Looking Beyond the FTC for Answers
Thankfully, there are other ways to motivate competition in healthcare subsectors. Dafny notes several “low-hanging fruit” to consider in this regard.
One has to do with the sharing of information. “We should figure out a way to get detailed private claims data into the hands of researchers to evaluate potentially anticompetitive practices,” says Dafny. Few public sources contain the prices that private insurers and providers negotiate, and seeing these could help researchers better assess how the latest types of consolidation affect both cost and quality of care. Dafny also advocates gathering and reporting data related to the ownership of private physician groups. This, she says, will help public agencies, researchers, and even consumers make better-informed decisions. (In fact, Dafny is on the board of the Health Care Cost Institute, a nonpartisan nonprofit that works with insurers to share claims data with researchers and issues fact briefs and studies to inform policy and research.)
Another competition-stimulating approach centers on incentives—specifically, incentives to encourage providers to integrate clinically without merging all their assets. The Medicare Shared Services Program, which provides Accountable Care Organizations with incentives to integrate care for a designated population, might be a good place to start. “They could hypothetically say, ‘We’re going to give your Accountable Care Organization a larger cut of the savings you achieve if a certain fraction of your provider base isn’t jointly owned,’” Dafny says. The specific incentives or ownership fractions in question could vary by market, with larger rewards in markets where there is greater concern about provider organizations maintaining or gaining disproportionate power. “I realize this is an interventionist approach,” says Dafny, “and I am wary of rolling it out broadly without more study. Still, piloting it might be one way to pause consolidation for a bit while we figure out whether and where it is likely to be harmful.”

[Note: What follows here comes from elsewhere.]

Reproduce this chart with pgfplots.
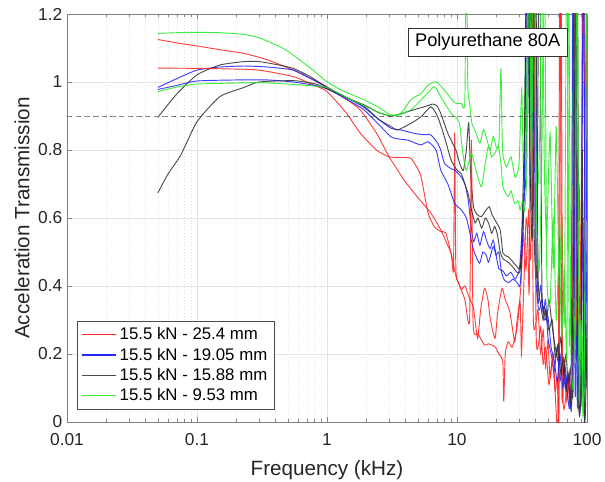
\documentclass[border=0pt]{standalone}
\usepackage{pgfplots}
\pgfplotsset{compat=1.18}
\usepackage{fontspec}
\setmainfont{Liberation Sans}
\definecolor{mred}{RGB}{255,30,30}
\definecolor{mblue}{RGB}{30,30,255}
\definecolor{mblack}{RGB}{45,45,45}
\definecolor{mgreen}{RGB}{30,235,30}
\definecolor{axgray}{RGB}{130,130,130}
\begin{document}
\begin{tikzpicture}
\path[use as bounding box] (-50.25pt,-44.25pt) rectangle (403.5pt,316.5pt);
\begin{axis}[
  scale only axis, width=390pt, height=306pt,
  xmode=log, xmin=0.01, xmax=100, ymin=0, ymax=1.2,
  xtick={0.01,0.1,1,10,100}, xticklabels={0.01,0.1,1,10,100},
  minor xtick={0.02,0.03,0.04,0.05,0.06,0.07,0.08,0.09,0.2,0.3,0.4,0.5,0.6,0.7,0.8,0.9,2,3,4,5,6,7,8,9,20,30,40,50,60,70,80,90},
  ytick={0,0.2,0.4,0.6,0.8,1,1.2},
  /pgf/number format/assume math mode=true,
  xmajorgrids, xminorgrids, ymajorgrids,
  major grid style={gray!22, line width=0.4pt},
  minor grid style={gray!22, dotted, line width=0.4pt},
  axis line style={axgray, line width=0.5pt},
  tick style={axgray, line width=0.5pt},
  major tick length=4pt, minor tick length=2.2pt,
  ticklabel style={font=\fontsize{13}{15}\selectfont, text=black!85},
  xticklabel style={yshift=-5pt},
  xlabel={Frequency (kHz)},
  ylabel={Acceleration Transmission},
  label style={font=\fontsize{15.5}{18}\selectfont, text=black!85},
  xlabel style={at={(axis description cs:0.5,-0.1299)}, anchor=base},
  ylabel style={at={(axis description cs:-0.0865,0.5)}, anchor=center},
  legend style={at={(axis description cs:0.02,0.03)}, anchor=south west,
    font=\fontsize{12.6}{15}\selectfont, draw=black!70, line width=0.5pt,
    cells={anchor=west}, row sep=0.6pt, inner sep=3pt},
  legend image code/.code={\draw[#1] (0cm,0cm) -- (0.9cm,0cm);},
]
\addlegendimage{color=red, line width=0.9pt}
\addlegendentry{15.5 kN - 25.4 mm}
\addlegendimage{color=blue, line width=0.9pt}
\addlegendentry{15.5 kN - 19.05 mm}
\addlegendimage{color=mblack, line width=0.9pt}
\addlegendentry{15.5 kN - 15.88 mm}
\addlegendimage{color=mgreen, line width=0.9pt}
\addlegendentry{15.5 kN - 9.53 mm}
\pgfplotsset{every axis plot/.append style={line width=0.7pt, opacity=0.85, smooth, tension=0.35, forget plot}}
\addplot[mred] coordinates {(0.05,1.125) (0.07,1.115) (0.1,1.106) (0.15,1.095) (0.23,1.084) (0.35,1.065) (0.55,1.035) (0.75,1.01) (1.0,0.986) (1.4,0.95) (1.8,0.918) (2.4,0.85) (3.0,0.78) (3.5,0.741) (3.9,0.712) (5.0,0.66) (6.3,0.614) (7.5,0.565) (9.0,0.496) (9.4,0.45) (9.6,0.85) (9.8,0.45) (10.3,0.41) (10.8,0.39) (11.5,0.40) (12.3,0.37) (13.4,0.334) (14.4,0.246) (15.2,0.33) (16.3,0.393) (17.3,0.36) (18.0,0.305) (19.6,0.246) (20.6,0.324) (22.2,0.393) (23.5,0.36) (25.5,0.324) (27.8,0.236) (29.0,0.30) (30.6,0.354) (31.3,0.197) (32,0.30) (33,0.45) (34,0.60) (35,0.55) (36,0.40) (37.5,1.5) (38.5,0.35) (40,0.28) (42,0.33) (44,0.20) (46,0.27) (48,0.16) (50,0.24) (52,0.13) (55,0.20) (57,0.08) (60,0.04) (62,1.5) (64,0.10) (67,0.18) (70,0.06) (73,0.15) (76,0.05) (80,0.35) (84,0.8) (86,0.25) (90,0.6) (94,1.5) (97,0.4) (100,1.5)};
\addplot[mblue] coordinates {(0.05,0.984) (0.07,1.01) (0.1,1.035) (0.15,1.044) (0.23,1.047) (0.35,1.044) (0.55,1.035) (0.75,1.01) (1.0,0.984) (1.4,0.955) (1.9,0.927) (2.5,0.89) (3.1,0.864) (3.7,0.859) (4.7,0.849) (5.5,0.845) (6.3,0.844) (7.1,0.82) (7.5,0.80) (8.0,0.761) (9.0,0.745) (9.6,0.741) (10.8,0.72) (11.5,0.70) (12.2,0.653) (12.8,0.58) (13.4,0.53) (14.2,0.555) (15.0,0.52) (16.0,0.56) (17.0,0.53) (18.0,0.51) (19.0,0.535) (20.0,0.49) (21.0,0.45) (22.5,0.445) (24,0.43) (26,0.44) (28,0.42) (30,0.445) (31,0.50) (32.5,0.65) (34,0.75) (35.5,1.5) (37,0.9) (38.5,1.5) (40,0.50) (42,0.35) (44,0.40) (46,0.32) (48,0.36) (50,0.25) (53,0.20) (56,0.15) (59,0.22) (62,0.12) (65,0.18) (68,0.10) (71,0.14) (74,0.06) (76,0.04) (78,0.30) (81,1.5) (84,0.08) (87,0.2) (90,0.05) (93,0.6) (96,0.1) (100,0.5)};
\addplot[mblack] coordinates {(0.05,0.896) (0.07,0.965) (0.1,1.021) (0.15,1.05) (0.23,1.06) (0.3,1.06) (0.4,1.052) (0.55,1.04) (0.75,1.015) (1.0,0.984) (1.4,0.955) (1.95,0.932) (2.5,0.91) (3.1,0.90) (3.6,0.905) (4.2,0.913) (5.0,0.922) (5.6,0.927) (6.5,0.935) (7.0,0.93) (7.5,0.908) (8.5,0.849) (9.8,0.80) (10.5,0.76) (11.2,0.74) (11.8,0.80) (12.3,0.88) (12.7,0.74) (13.4,0.633) (14.3,0.61) (15.4,0.604) (16.5,0.62) (17.7,0.633) (18.6,0.61) (19.6,0.594) (21.5,0.565) (22.6,0.496) (24.8,0.486) (26.9,0.471) (28.5,0.46) (30.6,0.452) (32,0.535) (33,0.75) (34.5,1.5) (36,0.9) (37.5,1.5) (39,0.6) (41,0.45) (43,1.5) (45,0.40) (47,0.34) (49,0.30) (51,0.36) (54,0.28) (57,0.22) (60,0.18) (63,0.25) (66,0.14) (69,0.20) (72,0.10) (75,0.16) (78,0.08) (81,0.6) (84,1.5) (87,0.12) (90,0.07) (93,0.15) (96,0.01) (98,0.3) (100,0.1)};
\addplot[mgreen] coordinates {(0.05,1.143) (0.07,1.145) (0.1,1.146) (0.15,1.145) (0.23,1.14) (0.3,1.13) (0.38,1.114) (0.47,1.097) (0.55,1.079) (0.75,1.04) (1.0,1.001) (1.3,0.975) (1.95,0.947) (2.5,0.925) (3.1,0.903) (3.7,0.908) (4.4,0.947) (5.3,0.967) (6.0,0.991) (6.9,1.001) (8.0,0.976) (9.6,0.939) (10.8,0.937) (11.5,0.95) (11.8,1.5) (12.1,1.0) (12.5,0.94) (13,0.88) (14,0.85) (15,0.82) (16,0.86) (17,0.83) (18,0.80) (19,0.84) (20,0.81) (21,0.82) (21.8,1.04) (22.4,0.80) (24,0.75) (26,0.78) (28,0.72) (30,0.76) (31.5,0.98) (32.5,0.72) (34,0.80) (35.5,1.5) (37,0.85) (38.5,1.5) (40,0.9) (42,0.7) (43.5,0.9) (45,1.5) (47,0.75) (49,0.55) (52,0.85) (55,0.45) (58,0.87) (61,0.40) (64,0.6) (67,0.30) (70,1.5) (73,0.25) (76,0.5) (79,1.5) (82,0.2) (85,0.5) (88,0.06) (91,0.35) (94,0.03) (97,0.6) (100,0.7)};
\addplot[mred] coordinates {(0.05,1.041) (0.1,1.04) (0.2,1.038) (0.3,1.035) (0.55,1.016) (0.8,0.99) (1.0,0.972) (1.4,0.91) (1.8,0.85) (2.4,0.80) (3.0,0.78) (3.7,0.778) (4.4,0.776) (4.9,0.75) (5.3,0.72) (6.0,0.614) (6.7,0.574) (7.5,0.56) (8.2,0.556) (9.0,0.496) (9.8,0.43) (10.5,0.40) (11.5,0.36) (12.5,0.30) (12.9,0.83) (13.3,0.29) (14.5,0.26) (16.3,0.226) (17.5,0.23) (19.6,0.221) (21.0,0.20) (22.5,0.177) (22.9,0.06) (23.5,0.20) (24.8,0.236) (26.5,0.22) (28,0.25) (29.4,0.295) (31,0.40) (32.5,0.55) (34,0.45) (35.5,0.62) (37,0.5) (39,1.5) (40.5,0.30) (42,0.22) (44,0.28) (46,0.17) (48,0.22) (51,0.11) (54,0.18) (57,0.09) (59,0.13) (61,0.04) (63,1.5) (65,0.12) (68,0.06) (71,0.14) (74,0.05) (77,0.25) (80,1.5) (83,0.2) (87,0.7) (90,0.3) (93,1.5) (96,0.8) (100,1.5)};
\addplot[mblue] coordinates {(0.05,0.978) (0.07,0.99) (0.1,1.003) (0.2,1.006) (0.35,1.006) (0.55,1.0) (0.8,0.99) (1.0,0.98) (1.4,0.95) (1.9,0.92) (2.5,0.875) (3.1,0.839) (3.6,0.832) (4.2,0.829) (4.8,0.82) (5.3,0.815) (6.0,0.824) (6.9,0.80) (7.5,0.741) (8.5,0.70) (9.6,0.643) (10.8,0.624) (11.8,0.60) (12.5,0.56) (13.4,0.506) (14.9,0.467) (15.8,0.50) (16.8,0.49) (17.5,0.47) (19,0.516) (20,0.49) (21,0.50) (22,0.44) (23.1,0.418) (25,0.41) (27,0.42) (29,0.41) (30.5,0.40) (31.5,0.48) (33,0.7) (35,1.5) (36.5,0.7) (38,0.9) (40,1.5) (41.5,0.42) (43,0.33) (45,0.36) (47,0.30) (50,0.31) (53,0.22) (56,0.18) (59,0.12) (62,0.2) (65,0.10) (68,0.16) (71,0.08) (73.5,0.04) (76,0.2) (78,1.5) (81,0.10) (84,0.3) (87,0.04) (90,0.15) (94,1.5) (97,0.2) (100,1.0)};
\addplot[mblack] coordinates {(0.05,0.674) (0.06,0.73) (0.075,0.785) (0.1,0.883) (0.15,0.957) (0.23,0.984) (0.3,1.0) (0.55,1.004) (0.8,0.995) (1.0,0.98) (1.4,0.955) (1.95,0.927) (2.5,0.89) (3.1,0.869) (3.5,0.859) (4.4,0.878) (5.3,0.898) (6.3,0.927) (7.1,0.898) (8.0,0.839) (9.0,0.771) (10,0.741) (10.8,0.73) (11.5,0.70) (12.2,0.67) (13.0,0.62) (13.8,0.585) (14.5,0.60) (15.5,0.57) (16.5,0.60) (17.5,0.585) (18.5,0.555) (19.5,0.575) (20.5,0.55) (21.5,0.50) (22.6,0.48) (24.8,0.47) (27,0.455) (29,0.44) (30.6,0.445) (31.5,0.55) (33,0.85) (35,1.5) (36.5,0.75) (38,0.55) (40,1.5) (42,0.45) (44,0.35) (46,0.30) (48,0.33) (51,0.27) (54,0.30) (57,0.19) (60,0.23) (63,0.14) (66,0.19) (69,0.09) (72,0.14) (75,0.06) (79,0.5) (82,1.5) (85,0.15) (89,0.05) (92,0.8) (95,0.04) (97,0.02) (100,0.2)};
\addplot[mgreen] coordinates {(0.05,0.972) (0.07,0.985) (0.1,0.994) (0.2,0.997) (0.3,0.998) (0.55,0.993) (0.8,0.988) (1.0,0.984) (1.4,0.955) (1.95,0.93) (2.5,0.91) (3.3,0.90) (4.4,0.918) (5.6,0.957) (6.7,0.986) (7.5,0.957) (9.0,0.908) (10.4,0.883) (11.0,0.80) (11.8,0.74) (12.9,0.79) (14,0.74) (15.4,0.692) (16.5,0.76) (17.4,0.81) (18.5,0.78) (19.6,0.79) (20.8,0.81) (21.8,0.76) (22.6,0.69) (24.8,0.663) (26,0.68) (27.8,0.643) (29.5,0.65) (30.6,0.624) (32,0.65) (33,0.62) (34.5,0.75) (36,1.5) (37.5,0.7) (39,1.5) (41,0.6) (43,0.45) (45,0.8) (47,1.5) (49,0.45) (52,0.35) (55,0.6) (58,0.30) (61,0.5) (64,0.25) (67,0.45) (70,0.20) (72,1.5) (75,0.25) (78,0.10) (81,0.4) (84,1.5) (87,0.08) (90,0.3) (93,0.02) (96,0.25) (100,1.5)};
\addplot[black!65, dashed, dash pattern=on 4pt off 2.5pt, line width=0.6pt, opacity=1] coordinates {(0.01,0.9) (100,0.9)};
\node[draw=black!80, fill=white, line width=0.5pt, inner xsep=5pt, inner ysep=4pt, font=\fontsize{13.7}{16}\selectfont] at (axis description cs:0.809,0.931) {Polyurethane 80A};
\end{axis}
\end{tikzpicture}
\end{document}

Finally, the recently unveiled healthcare-insurance exchanges offer opportunities to bolster competition on the payer side of the market. After decades of mergers and virtually no new entrants, the exchanges are sparking entry in the insurance industry. “The barriers to entry for insurers have been dramatically lowered,” says Dafny—in part because the Affordable Care Act’s minimum standards for insurance plans should make customers less reluctant to purchase from a newcomer, and because many new, subsidized buyers are in the market.
In short, a creative, multipronged approach may be necessary to promote healthy competition in healthcare markets. “The real world moves much more quickly than litigation can,” Dafny says.